> [The task]
Please retype the data in full and exactly; the pictures are not part of the copy.

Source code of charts
= = =

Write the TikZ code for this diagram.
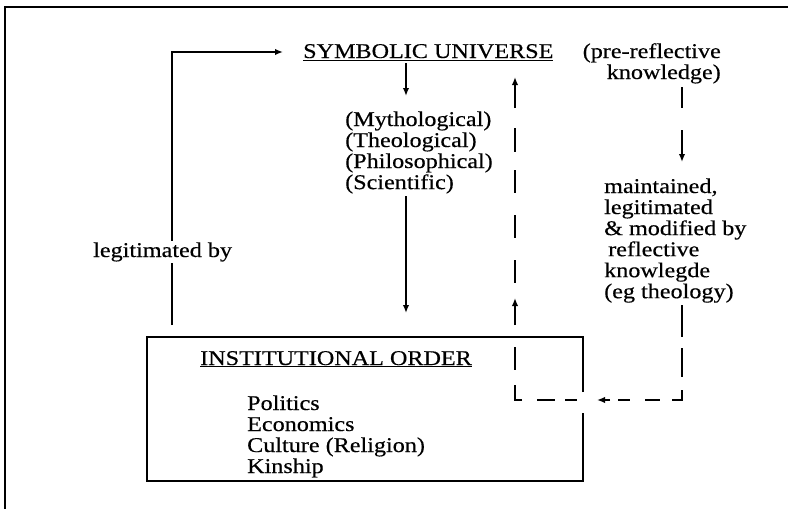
\documentclass[tikz,border=0pt]{standalone}
\usepackage{fontspec}
\setmainfont[FakeStretch=1.15,FakeBold=0.4]{Liberation Serif}
\usetikzlibrary{arrows.meta}
\newcommand\stackL[1]{\begin{tabular}[t]{@{}l@{}}#1\end{tabular}}
\newcommand\stackR[1]{\begin{tabular}[t]{@{}r@{}}#1\end{tabular}}
\begin{document}
\begin{tikzpicture}[x=1pt,y=-1pt,
  font=\fontsize{21}{21}\selectfont,
  ln/.style={line width=1.6pt},
  arr/.style={ln,-{Latex[length=8pt,width=6.5pt]}},
  txt/.style={anchor=base west,inner sep=0pt}]
\useasboundingbox (0,0) rectangle (788,509);
% outer frame (top and left only)
\draw[line width=1.8pt] (5,509) -- (5,7) -- (788,7);

% text nodes
\node[txt] (su) at (303,58) {\underline{SYMBOLIC UNIVERSE}};
\node[anchor=base east,inner sep=0pt] (pre) at (721,58) {\stackR{(pre-reflective\\knowledge)}};
\node[txt] (myth) at (345,126) {\stackL{(Mythological)\\(Theological)\\(Philosophical)\\(Scientific)}};
\node[txt] (io) at (200,365) {\underline{INSTITUTIONAL ORDER}};
\node[txt] (list) at (247,410) {\stackL{Politics\\Economics\\Culture (Religion)\\Kinship}};
\node[txt] (maint) at (604,193) {\stackL{maintained,\\legitimated\\\& modified by\\\hspace{4pt}reflective\\knowlegde\\(eg theology)}};

% institutional order box (gap on right for dashed line)
\coordinate (bnw) at (147,337);
\coordinate (bse) at (583,481);
\draw[ln] (bse |- 0,392) -- (bse |- bnw) -- (bnw) -- (bnw |- bse) -- (bse) -- (bse |- 0,413);

% legitimated by loop
\coordinate (lgb) at (172,325);
\coordinate (lgt) at (283,52);
\draw[arr] (lgb) -- (lgb |- lgt) -- (lgt);
\node[txt,fill=white,inner sep=1pt] (legit) at (92,257) {legitimated by};

% symbolic universe -> knowledge types -> institutional order
\coordinate (sua) at (406,63);
\coordinate (mytop) at (406,96);
\coordinate (mybot) at (406,196);
\coordinate (iotop) at (406,313);
\draw[arr] (sua) -- (mytop);
\draw[arr] (mybot) -- (iotop);

% dashed feedback loop
\coordinate (pk) at (682,87);
\coordinate (mtop) at (682,162);
\coordinate (cr) at (682,400);
\coordinate (cl) at (515,400);
\coordinate (sutip) at (515,77);
\draw[ln] (pk) -- (682,108);
\draw[arr] (682,130) -- (mtop);
\foreach \a/\b in {305/337,348/377} \draw[ln] (682,\a) -- (682,\b);
\draw[ln] (682,390) -- (cr) -- (672,400);
\foreach \a/\b in {645/660,618/630,565/577,537/555} \draw[ln] (\a,400) -- (\b,400);
\draw[arr] (610,400) -- (597,400);
\draw[ln] (522,400) -- (cl) -- (515,385);
\foreach \a/\b in {347/370,260/283,215/238,170/193,128/152} \draw[ln] (515,\a) -- (515,\b);
\draw[arr] (515,325) -- (515,298);
\draw[arr] (515,108) -- (sutip);
\end{tikzpicture}
\end{document}
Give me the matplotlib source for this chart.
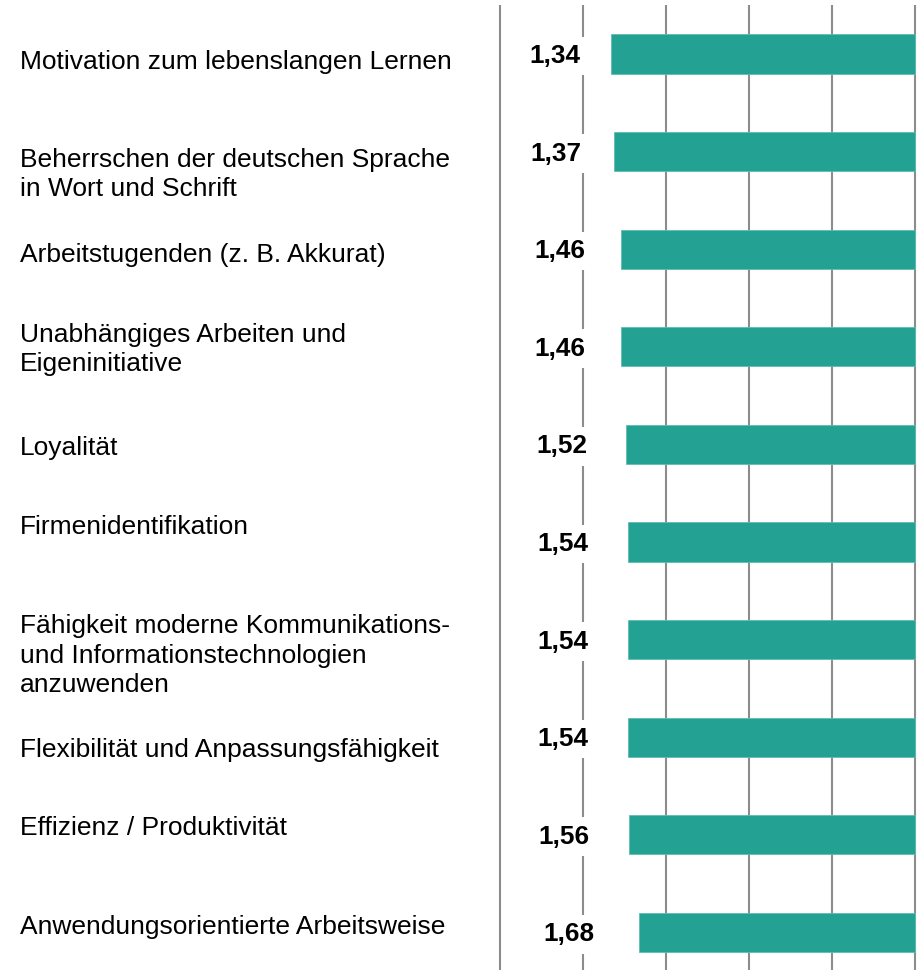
import numpy as np
import matplotlib
matplotlib.use("Agg")
import matplotlib.pyplot as plt

plt.rcParams['font.family'] = ['Liberation Sans', 'DejaVu Sans']

categories = [
    "Motivation zum lebenslangen Lernen",
    "Beherrschen der deutschen Sprache\nin Wort und Schrift",
    "Arbeitstugenden (z. B. Akkurat)",
    "Unabhängiges Arbeiten und\nEigeninitiative",
    "Loyalität",
    "Firmenidentifikation",
    "Fähigkeit moderne Kommunikations-\nund Informationstechnologien\nanzuwenden",
    "Flexibilität und Anpassungsfähigkeit",
    "Effizienz / Produktivität",
    "Anwendungsorientierte Arbeitsweise",
]
values = [1.34, 1.37, 1.46, 1.46, 1.52, 1.54, 1.54, 1.54, 1.56, 1.68]
value_labels = ["1,34", "1,37", "1,46", "1,46", "1,52", "1,54", "1,54", "1,54", "1,56", "1,68"]
scale_max = 5
grid_ticks = [0, 1, 2, 3, 4, 5]

# vertical nudges of the category labels (in row units), as in the original layout
label_shift = np.array([8, 23, 6, 3, 4, -15, 16, 13, -7, -5]) / 97.6

fig = plt.figure(figsize=(9.17, 9.75), dpi=100)
ax = fig.add_axes([0, 0, 1, 1])
ax.axis("off")
ax.set_xlim(-500 / 83, 417 / 83)
ax.set_ylim(921 / 97.6, -54 / 97.6)

rows = np.arange(len(values))
vals = np.array(values)

ax.vlines(grid_ticks, -0.50, 9.39, color="#8c8c8c", lw=1.5, zorder=1)
ax.barh(rows, scale_max - vals, left=vals, height=0.40, color="#23a193",
        edgecolor="#5fbdb2", linewidth=0.6, zorder=3)

for i in rows:
    ax.text(vals[i] / 2 - 0.01, i + 0.02, value_labels[i], ha="center", va="center",
            fontsize=18.8, fontweight="bold", color="black", zorder=4,
            bbox=dict(boxstyle="square,pad=0.28", fc="white", ec="none"))
    ax.text(-500 / 83 + 20 / 83, i + label_shift[i], categories[i], ha="left",
            va="center", fontsize=19, color="black", linespacing=1.28)

fig.savefig("out.png", dpi=100)
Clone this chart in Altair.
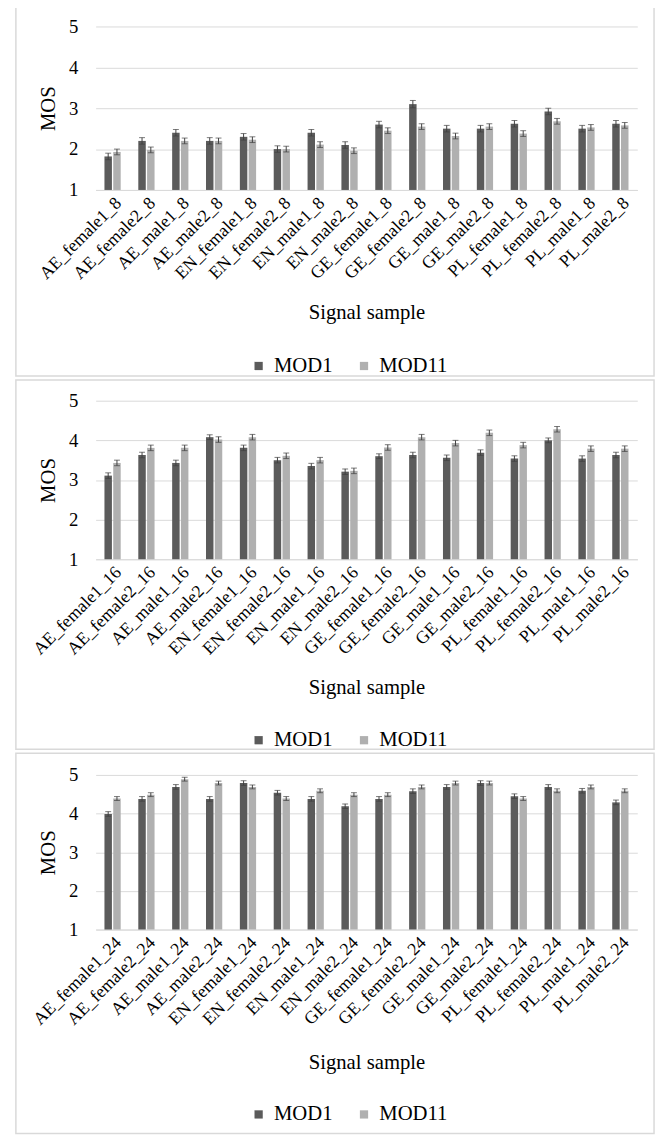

= = =

> [Answer to the exercise]
Write the TikZ code for this diagram.
\documentclass[tikz,border=0pt]{standalone}
\usepackage{fontspec}
\setmainfont[FakeStretch=1.15,FakeBold=0.4]{Liberation Serif}
\usetikzlibrary{arrows.meta}
\newcommand\stackL[1]{\begin{tabular}[t]{@{}l@{}}#1\end{tabular}}
\newcommand\stackR[1]{\begin{tabular}[t]{@{}r@{}}#1\end{tabular}}
\begin{document}
\begin{tikzpicture}[x=1pt,y=-1pt,
  font=\fontsize{21}{21}\selectfont,
  ln/.style={line width=1.6pt},
  arr/.style={ln,-{Latex[length=8pt,width=6.5pt]}},
  txt/.style={anchor=base west,inner sep=0pt}]
\useasboundingbox (0,0) rectangle (788,509);
% outer frame (top and left only)
\draw[line width=1.8pt] (5,509) -- (5,7) -- (788,7);

% text nodes
\node[txt] (su) at (303,58) {\underline{SYMBOLIC UNIVERSE}};
\node[anchor=base east,inner sep=0pt] (pre) at (721,58) {\stackR{(pre-reflective\\knowledge)}};
\node[txt] (myth) at (345,126) {\stackL{(Mythological)\\(Theological)\\(Philosophical)\\(Scientific)}};
\node[txt] (io) at (200,365) {\underline{INSTITUTIONAL ORDER}};
\node[txt] (list) at (247,410) {\stackL{Politics\\Economics\\Culture (Religion)\\Kinship}};
\node[txt] (maint) at (604,193) {\stackL{maintained,\\legitimated\\\& modified by\\\hspace{4pt}reflective\\knowlegde\\(eg theology)}};

% institutional order box (gap on right for dashed line)
\coordinate (bnw) at (147,337);
\coordinate (bse) at (583,481);
\draw[ln] (bse |- 0,392) -- (bse |- bnw) -- (bnw) -- (bnw |- bse) -- (bse) -- (bse |- 0,413);

% legitimated by loop
\coordinate (lgb) at (172,325);
\coordinate (lgt) at (283,52);
\draw[arr] (lgb) -- (lgb |- lgt) -- (lgt);
\node[txt,fill=white,inner sep=1pt] (legit) at (92,257) {legitimated by};

% symbolic universe -> knowledge types -> institutional order
\coordinate (sua) at (406,63);
\coordinate (mytop) at (406,96);
\coordinate (mybot) at (406,196);
\coordinate (iotop) at (406,313);
\draw[arr] (sua) -- (mytop);
\draw[arr] (mybot) -- (iotop);

% dashed feedback loop
\coordinate (pk) at (682,87);
\coordinate (mtop) at (682,162);
\coordinate (cr) at (682,400);
\coordinate (cl) at (515,400);
\coordinate (sutip) at (515,77);
\draw[ln] (pk) -- (682,108);
\draw[arr] (682,130) -- (mtop);
\foreach \a/\b in {305/337,348/377} \draw[ln] (682,\a) -- (682,\b);
\draw[ln] (682,390) -- (cr) -- (672,400);
\foreach \a/\b in {645/660,618/630,565/577,537/555} \draw[ln] (\a,400) -- (\b,400);
\draw[arr] (610,400) -- (597,400);
\draw[ln] (522,400) -- (cl) -- (515,385);
\foreach \a/\b in {347/370,260/283,215/238,170/193,128/152} \draw[ln] (515,\a) -- (515,\b);
\draw[arr] (515,325) -- (515,298);
\draw[arr] (515,108) -- (sutip);
\end{tikzpicture}
\end{document}
Give me the matplotlib source for this chart.
import numpy as np
import matplotlib
matplotlib.use("Agg")
import matplotlib.pyplot as plt

plt.rcParams['font.family'] = ['Liberation Sans', 'DejaVu Sans']

categories = [
    "Motivation zum lebenslangen Lernen",
    "Beherrschen der deutschen Sprache\nin Wort und Schrift",
    "Arbeitstugenden (z. B. Akkurat)",
    "Unabhängiges Arbeiten und\nEigeninitiative",
    "Loyalität",
    "Firmenidentifikation",
    "Fähigkeit moderne Kommunikations-\nund Informationstechnologien\nanzuwenden",
    "Flexibilität und Anpassungsfähigkeit",
    "Effizienz / Produktivität",
    "Anwendungsorientierte Arbeitsweise",
]
values = [1.34, 1.37, 1.46, 1.46, 1.52, 1.54, 1.54, 1.54, 1.56, 1.68]
value_labels = ["1,34", "1,37", "1,46", "1,46", "1,52", "1,54", "1,54", "1,54", "1,56", "1,68"]
scale_max = 5
grid_ticks = [0, 1, 2, 3, 4, 5]

# vertical nudges of the category labels (in row units), as in the original layout
label_shift = np.array([8, 23, 6, 3, 4, -15, 16, 13, -7, -5]) / 97.6

fig = plt.figure(figsize=(9.17, 9.75), dpi=100)
ax = fig.add_axes([0, 0, 1, 1])
ax.axis("off")
ax.set_xlim(-500 / 83, 417 / 83)
ax.set_ylim(921 / 97.6, -54 / 97.6)

rows = np.arange(len(values))
vals = np.array(values)

ax.vlines(grid_ticks, -0.50, 9.39, color="#8c8c8c", lw=1.5, zorder=1)
ax.barh(rows, scale_max - vals, left=vals, height=0.40, color="#23a193",
        edgecolor="#5fbdb2", linewidth=0.6, zorder=3)

for i in rows:
    ax.text(vals[i] / 2 - 0.01, i + 0.02, value_labels[i], ha="center", va="center",
            fontsize=18.8, fontweight="bold", color="black", zorder=4,
            bbox=dict(boxstyle="square,pad=0.28", fc="white", ec="none"))
    ax.text(-500 / 83 + 20 / 83, i + label_shift[i], categories[i], ha="left",
            va="center", fontsize=19, color="black", linespacing=1.28)

fig.savefig("out.png", dpi=100)
Clone this chart in Altair.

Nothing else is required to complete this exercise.